"Inverse Scattering Problems: A framework for high-resolution parameter reconstruction"
Wednesday, Dec 06, 2023, Schedule:
- Nespresso & Teatime - 417 DSL Commons
- 03:00 to 03:30 PM Eastern Time (US and Canada)
- Colloquium - 499 DSL Seminar Room
- 03:30 to 04:30 PM Eastern Time (US and Canada)
In-person attendance is requested.
499 DSL Seminar Room
Zoom access is intended for external (non-departmental) participants only.
Meeting # 942 7359 5552
We present a fast, accurate, and stable algorithm for the solution of the inverse acoustic scattering problems.
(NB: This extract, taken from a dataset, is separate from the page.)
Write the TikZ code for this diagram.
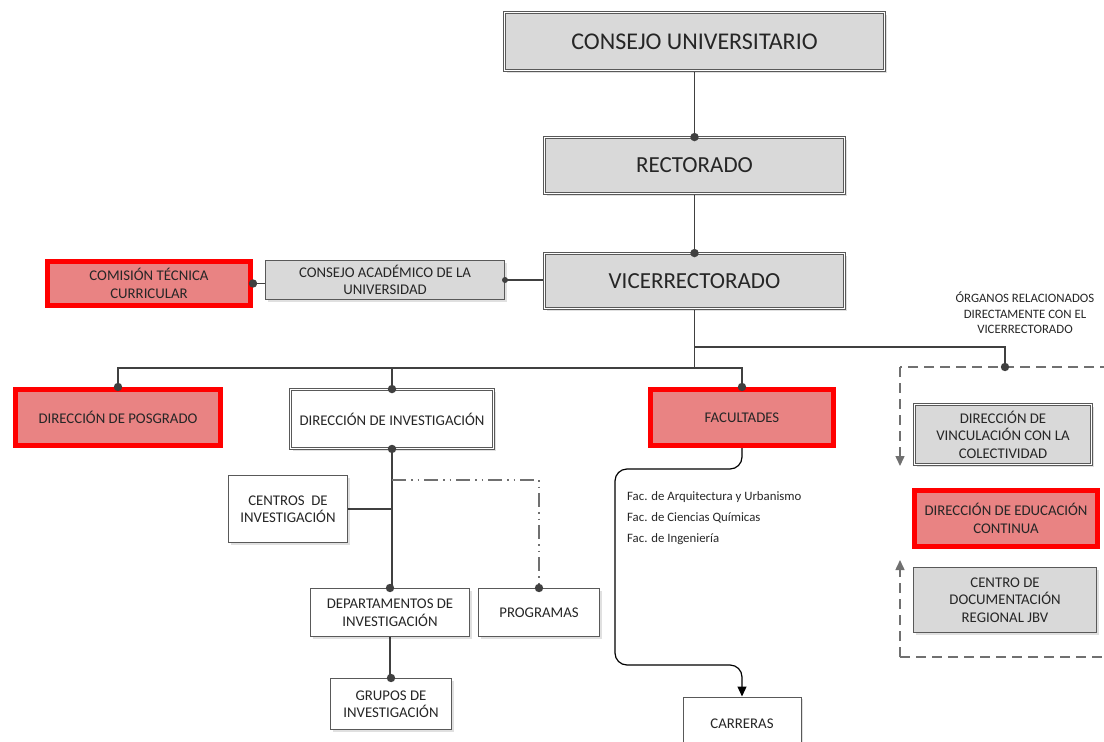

Given full aperture far field measurements of the scattered field for multiple angles of incidence, we use a continuation-in-frequency scheme based in Chen's method of recursive linearization to reconstruct unknown parameters of a domain with high resolution in a fully nonlinear regime. Despite the fact that the underlying optimization problem is formally ill-posed, non-linear, and non-convex, our scheme requires only the solution of a sequence of linear least squares problems at successively higher frequencies. By seeking a suitably band-limited approximation of the parameters, the solution of each iteration of the nonlinear optimization method is well-conditioned and involves the solution of forward scattering problems, for which we employ fast analysis-based solvers to solve integral representations to a PDE. We present compelling results obtained through the application of our framework to various manifestations of the inverse scattering problem, encompassing both penetrable and impenetrable obstacles in two dimensions. Our findings underscore the adaptability of the framework, showcasing its potential extension to three-dimensional problems—an exciting avenue for future exploration in our ongoing research endeavors.